* [WHAT IS BEING ASKED] Please quote the material exactly, every line of it.

* [DATASET EXCERPT]
§

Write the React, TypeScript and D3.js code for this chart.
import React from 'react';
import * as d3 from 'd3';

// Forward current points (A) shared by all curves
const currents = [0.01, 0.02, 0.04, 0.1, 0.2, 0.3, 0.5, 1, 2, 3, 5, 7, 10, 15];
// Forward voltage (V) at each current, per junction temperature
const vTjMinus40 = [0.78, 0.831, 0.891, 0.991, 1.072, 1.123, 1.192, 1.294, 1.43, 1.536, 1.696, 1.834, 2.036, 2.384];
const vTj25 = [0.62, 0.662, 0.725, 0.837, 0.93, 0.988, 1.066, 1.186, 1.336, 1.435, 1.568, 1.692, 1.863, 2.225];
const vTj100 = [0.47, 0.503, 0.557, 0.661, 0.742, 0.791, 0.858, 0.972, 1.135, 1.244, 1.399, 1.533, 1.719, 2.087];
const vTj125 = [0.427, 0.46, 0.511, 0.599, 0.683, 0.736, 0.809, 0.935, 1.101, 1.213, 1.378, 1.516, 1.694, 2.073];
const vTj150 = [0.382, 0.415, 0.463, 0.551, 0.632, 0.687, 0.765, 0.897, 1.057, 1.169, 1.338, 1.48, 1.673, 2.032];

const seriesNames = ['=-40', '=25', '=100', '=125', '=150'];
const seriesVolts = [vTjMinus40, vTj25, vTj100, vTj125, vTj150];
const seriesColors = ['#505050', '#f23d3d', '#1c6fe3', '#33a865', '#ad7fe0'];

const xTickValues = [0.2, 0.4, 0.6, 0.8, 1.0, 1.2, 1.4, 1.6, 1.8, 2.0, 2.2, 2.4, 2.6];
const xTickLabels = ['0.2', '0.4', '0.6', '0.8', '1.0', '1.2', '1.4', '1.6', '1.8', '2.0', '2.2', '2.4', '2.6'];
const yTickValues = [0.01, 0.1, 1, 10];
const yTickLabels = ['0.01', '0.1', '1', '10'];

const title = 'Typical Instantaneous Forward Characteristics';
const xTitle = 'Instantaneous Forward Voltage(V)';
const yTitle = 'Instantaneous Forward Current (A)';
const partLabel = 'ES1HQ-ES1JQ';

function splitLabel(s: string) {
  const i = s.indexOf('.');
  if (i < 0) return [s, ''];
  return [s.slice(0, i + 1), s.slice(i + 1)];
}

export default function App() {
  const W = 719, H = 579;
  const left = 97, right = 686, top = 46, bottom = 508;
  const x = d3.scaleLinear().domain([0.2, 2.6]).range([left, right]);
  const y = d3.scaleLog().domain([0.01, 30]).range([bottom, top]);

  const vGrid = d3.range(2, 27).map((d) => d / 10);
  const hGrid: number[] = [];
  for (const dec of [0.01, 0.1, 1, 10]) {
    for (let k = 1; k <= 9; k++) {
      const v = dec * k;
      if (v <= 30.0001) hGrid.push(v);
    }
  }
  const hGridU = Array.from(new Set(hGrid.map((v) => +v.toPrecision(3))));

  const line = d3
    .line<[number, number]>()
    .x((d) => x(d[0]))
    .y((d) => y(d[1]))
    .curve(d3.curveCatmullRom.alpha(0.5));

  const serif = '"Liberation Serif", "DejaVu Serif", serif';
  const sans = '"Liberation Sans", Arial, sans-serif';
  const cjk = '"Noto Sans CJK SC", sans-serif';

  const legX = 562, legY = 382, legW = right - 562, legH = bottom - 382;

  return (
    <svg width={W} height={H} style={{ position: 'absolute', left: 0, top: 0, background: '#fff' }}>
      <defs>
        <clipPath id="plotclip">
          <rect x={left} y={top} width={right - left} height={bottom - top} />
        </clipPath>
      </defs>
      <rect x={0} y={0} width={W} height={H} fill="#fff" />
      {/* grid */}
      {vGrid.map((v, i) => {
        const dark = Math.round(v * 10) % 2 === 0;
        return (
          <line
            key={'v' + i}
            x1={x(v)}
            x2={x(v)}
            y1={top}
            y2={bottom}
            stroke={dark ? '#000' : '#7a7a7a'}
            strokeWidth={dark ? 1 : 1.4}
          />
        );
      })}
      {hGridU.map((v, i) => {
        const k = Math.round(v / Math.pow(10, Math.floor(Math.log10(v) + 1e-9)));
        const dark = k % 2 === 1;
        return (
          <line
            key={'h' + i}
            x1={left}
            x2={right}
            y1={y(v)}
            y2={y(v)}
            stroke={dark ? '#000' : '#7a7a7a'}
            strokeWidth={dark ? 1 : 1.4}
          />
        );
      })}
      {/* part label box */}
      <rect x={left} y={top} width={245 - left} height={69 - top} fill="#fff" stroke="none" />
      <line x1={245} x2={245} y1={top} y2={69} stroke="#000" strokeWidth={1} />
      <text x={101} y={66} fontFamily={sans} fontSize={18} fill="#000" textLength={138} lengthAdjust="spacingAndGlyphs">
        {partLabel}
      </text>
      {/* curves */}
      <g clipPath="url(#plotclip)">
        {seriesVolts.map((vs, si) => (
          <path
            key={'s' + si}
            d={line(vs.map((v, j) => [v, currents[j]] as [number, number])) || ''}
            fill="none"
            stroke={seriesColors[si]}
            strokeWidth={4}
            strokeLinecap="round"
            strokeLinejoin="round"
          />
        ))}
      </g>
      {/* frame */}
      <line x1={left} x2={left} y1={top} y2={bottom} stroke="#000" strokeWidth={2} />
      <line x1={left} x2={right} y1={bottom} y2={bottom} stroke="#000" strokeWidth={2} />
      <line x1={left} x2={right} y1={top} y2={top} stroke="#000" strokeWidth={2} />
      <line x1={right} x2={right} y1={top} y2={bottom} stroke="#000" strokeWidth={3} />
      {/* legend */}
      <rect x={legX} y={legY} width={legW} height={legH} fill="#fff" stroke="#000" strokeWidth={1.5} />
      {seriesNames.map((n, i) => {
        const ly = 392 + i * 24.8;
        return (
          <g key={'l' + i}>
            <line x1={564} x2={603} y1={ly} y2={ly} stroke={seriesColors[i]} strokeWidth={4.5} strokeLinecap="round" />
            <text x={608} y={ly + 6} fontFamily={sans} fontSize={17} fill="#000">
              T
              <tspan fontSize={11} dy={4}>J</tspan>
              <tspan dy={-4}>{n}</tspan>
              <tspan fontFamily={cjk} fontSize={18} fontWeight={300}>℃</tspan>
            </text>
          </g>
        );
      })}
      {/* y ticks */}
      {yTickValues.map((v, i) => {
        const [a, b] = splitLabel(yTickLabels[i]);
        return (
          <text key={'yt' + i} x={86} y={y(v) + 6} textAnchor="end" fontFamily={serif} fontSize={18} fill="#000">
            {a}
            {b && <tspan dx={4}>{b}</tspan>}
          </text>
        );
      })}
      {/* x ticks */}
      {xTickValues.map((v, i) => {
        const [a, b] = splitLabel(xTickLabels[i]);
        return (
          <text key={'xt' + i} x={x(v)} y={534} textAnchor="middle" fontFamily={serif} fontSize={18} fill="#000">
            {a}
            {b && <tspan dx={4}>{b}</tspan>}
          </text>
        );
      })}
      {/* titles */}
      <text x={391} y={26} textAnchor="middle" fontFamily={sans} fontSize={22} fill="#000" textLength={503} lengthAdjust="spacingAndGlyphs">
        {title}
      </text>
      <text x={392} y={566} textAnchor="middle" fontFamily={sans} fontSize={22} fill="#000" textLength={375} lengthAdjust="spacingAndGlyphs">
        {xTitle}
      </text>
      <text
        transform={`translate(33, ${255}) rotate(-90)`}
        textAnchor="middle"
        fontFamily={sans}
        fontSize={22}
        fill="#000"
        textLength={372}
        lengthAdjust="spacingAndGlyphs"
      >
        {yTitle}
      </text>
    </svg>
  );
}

§

* [SOLVED EXERCISE]
Write the React, TypeScript and D3.js code for this chart.
import React from 'react';
import * as d3 from 'd3';

// Forward current points (A) shared by all curves
const currents = [0.01, 0.02, 0.04, 0.1, 0.2, 0.3, 0.5, 1, 2, 3, 5, 7, 10, 15];
// Forward voltage (V) at each current, per junction temperature
const vTjMinus40 = [0.78, 0.831, 0.891, 0.991, 1.072, 1.123, 1.192, 1.294, 1.43, 1.536, 1.696, 1.834, 2.036, 2.384];
const vTj25 = [0.62, 0.662, 0.725, 0.837, 0.93, 0.988, 1.066, 1.186, 1.336, 1.435, 1.568, 1.692, 1.863, 2.225];
const vTj100 = [0.47, 0.503, 0.557, 0.661, 0.742, 0.791, 0.858, 0.972, 1.135, 1.244, 1.399, 1.533, 1.719, 2.087];
const vTj125 = [0.427, 0.46, 0.511, 0.599, 0.683, 0.736, 0.809, 0.935, 1.101, 1.213, 1.378, 1.516, 1.694, 2.073];
const vTj150 = [0.382, 0.415, 0.463, 0.551, 0.632, 0.687, 0.765, 0.897, 1.057, 1.169, 1.338, 1.48, 1.673, 2.032];

const seriesNames = ['=-40', '=25', '=100', '=125', '=150'];
const seriesVolts = [vTjMinus40, vTj25, vTj100, vTj125, vTj150];
const seriesColors = ['#505050', '#f23d3d', '#1c6fe3', '#33a865', '#ad7fe0'];

const xTickValues = [0.2, 0.4, 0.6, 0.8, 1.0, 1.2, 1.4, 1.6, 1.8, 2.0, 2.2, 2.4, 2.6];
const xTickLabels = ['0.2', '0.4', '0.6', '0.8', '1.0', '1.2', '1.4', '1.6', '1.8', '2.0', '2.2', '2.4', '2.6'];
const yTickValues = [0.01, 0.1, 1, 10];
const yTickLabels = ['0.01', '0.1', '1', '10'];

const title = 'Typical Instantaneous Forward Characteristics';
const xTitle = 'Instantaneous Forward Voltage(V)';
const yTitle = 'Instantaneous Forward Current (A)';
const partLabel = 'ES1HQ-ES1JQ';

function splitLabel(s: string) {
  const i = s.indexOf('.');
  if (i < 0) return [s, ''];
  return [s.slice(0, i + 1), s.slice(i + 1)];
}

export default function App() {
  const W = 719, H = 579;
  const left = 97, right = 686, top = 46, bottom = 508;
  const x = d3.scaleLinear().domain([0.2, 2.6]).range([left, right]);
  const y = d3.scaleLog().domain([0.01, 30]).range([bottom, top]);

  const vGrid = d3.range(2, 27).map((d) => d / 10);
  const hGrid: number[] = [];
  for (const dec of [0.01, 0.1, 1, 10]) {
    for (let k = 1; k <= 9; k++) {
      const v = dec * k;
      if (v <= 30.0001) hGrid.push(v);
    }
  }
  const hGridU = Array.from(new Set(hGrid.map((v) => +v.toPrecision(3))));

  const line = d3
    .line<[number, number]>()
    .x((d) => x(d[0]))
    .y((d) => y(d[1]))
    .curve(d3.curveCatmullRom.alpha(0.5));

  const serif = '"Liberation Serif", "DejaVu Serif", serif';
  const sans = '"Liberation Sans", Arial, sans-serif';
  const cjk = '"Noto Sans CJK SC", sans-serif';

  const legX = 562, legY = 382, legW = right - 562, legH = bottom - 382;

  return (
    <svg width={W} height={H} style={{ position: 'absolute', left: 0, top: 0, background: '#fff' }}>
      <defs>
        <clipPath id="plotclip">
          <rect x={left} y={top} width={right - left} height={bottom - top} />
        </clipPath>
      </defs>
      <rect x={0} y={0} width={W} height={H} fill="#fff" />
      {/* grid */}
      {vGrid.map((v, i) => {
        const dark = Math.round(v * 10) % 2 === 0;
        return (
          <line
            key={'v' + i}
            x1={x(v)}
            x2={x(v)}
            y1={top}
            y2={bottom}
            stroke={dark ? '#000' : '#7a7a7a'}
            strokeWidth={dark ? 1 : 1.4}
          />
        );
      })}
      {hGridU.map((v, i) => {
        const k = Math.round(v / Math.pow(10, Math.floor(Math.log10(v) + 1e-9)));
        const dark = k % 2 === 1;
        return (
          <line
            key={'h' + i}
            x1={left}
            x2={right}
            y1={y(v)}
            y2={y(v)}
            stroke={dark ? '#000' : '#7a7a7a'}
            strokeWidth={dark ? 1 : 1.4}
          />
        );
      })}
      {/* part label box */}
      <rect x={left} y={top} width={245 - left} height={69 - top} fill="#fff" stroke="none" />
      <line x1={245} x2={245} y1={top} y2={69} stroke="#000" strokeWidth={1} />
      <text x={101} y={66} fontFamily={sans} fontSize={18} fill="#000" textLength={138} lengthAdjust="spacingAndGlyphs">
        {partLabel}
      </text>
      {/* curves */}
      <g clipPath="url(#plotclip)">
        {seriesVolts.map((vs, si) => (
          <path
            key={'s' + si}
            d={line(vs.map((v, j) => [v, currents[j]] as [number, number])) || ''}
            fill="none"
            stroke={seriesColors[si]}
            strokeWidth={4}
            strokeLinecap="round"
            strokeLinejoin="round"
          />
        ))}
      </g>
      {/* frame */}
      <line x1={left} x2={left} y1={top} y2={bottom} stroke="#000" strokeWidth={2} />
      <line x1={left} x2={right} y1={bottom} y2={bottom} stroke="#000" strokeWidth={2} />
      <line x1={left} x2={right} y1={top} y2={top} stroke="#000" strokeWidth={2} />
      <line x1={right} x2={right} y1={top} y2={bottom} stroke="#000" strokeWidth={3} />
      {/* legend */}
      <rect x={legX} y={legY} width={legW} height={legH} fill="#fff" stroke="#000" strokeWidth={1.5} />
      {seriesNames.map((n, i) => {
        const ly = 392 + i * 24.8;
        return (
          <g key={'l' + i}>
            <line x1={564} x2={603} y1={ly} y2={ly} stroke={seriesColors[i]} strokeWidth={4.5} strokeLinecap="round" />
            <text x={608} y={ly + 6} fontFamily={sans} fontSize={17} fill="#000">
              T
              <tspan fontSize={11} dy={4}>J</tspan>
              <tspan dy={-4}>{n}</tspan>
              <tspan fontFamily={cjk} fontSize={18} fontWeight={300}>℃</tspan>
            </text>
          </g>
        );
      })}
      {/* y ticks */}
      {yTickValues.map((v, i) => {
        const [a, b] = splitLabel(yTickLabels[i]);
        return (
          <text key={'yt' + i} x={86} y={y(v) + 6} textAnchor="end" fontFamily={serif} fontSize={18} fill="#000">
            {a}
            {b && <tspan dx={4}>{b}</tspan>}
          </text>
        );
      })}
      {/* x ticks */}
      {xTickValues.map((v, i) => {
        const [a, b] = splitLabel(xTickLabels[i]);
        return (
          <text key={'xt' + i} x={x(v)} y={534} textAnchor="middle" fontFamily={serif} fontSize={18} fill="#000">
            {a}
            {b && <tspan dx={4}>{b}</tspan>}
          </text>
        );
      })}
      {/* titles */}
      <text x={391} y={26} textAnchor="middle" fontFamily={sans} fontSize={22} fill="#000" textLength={503} lengthAdjust="spacingAndGlyphs">
        {title}
      </text>
      <text x={392} y={566} textAnchor="middle" fontFamily={sans} fontSize={22} fill="#000" textLength={375} lengthAdjust="spacingAndGlyphs">
        {xTitle}
      </text>
      <text
        transform={`translate(33, ${255}) rotate(-90)`}
        textAnchor="middle"
        fontFamily={sans}
        fontSize={22}
        fill="#000"
        textLength={372}
        lengthAdjust="spacingAndGlyphs"
      >
        {yTitle}
      </text>
    </svg>
  );
}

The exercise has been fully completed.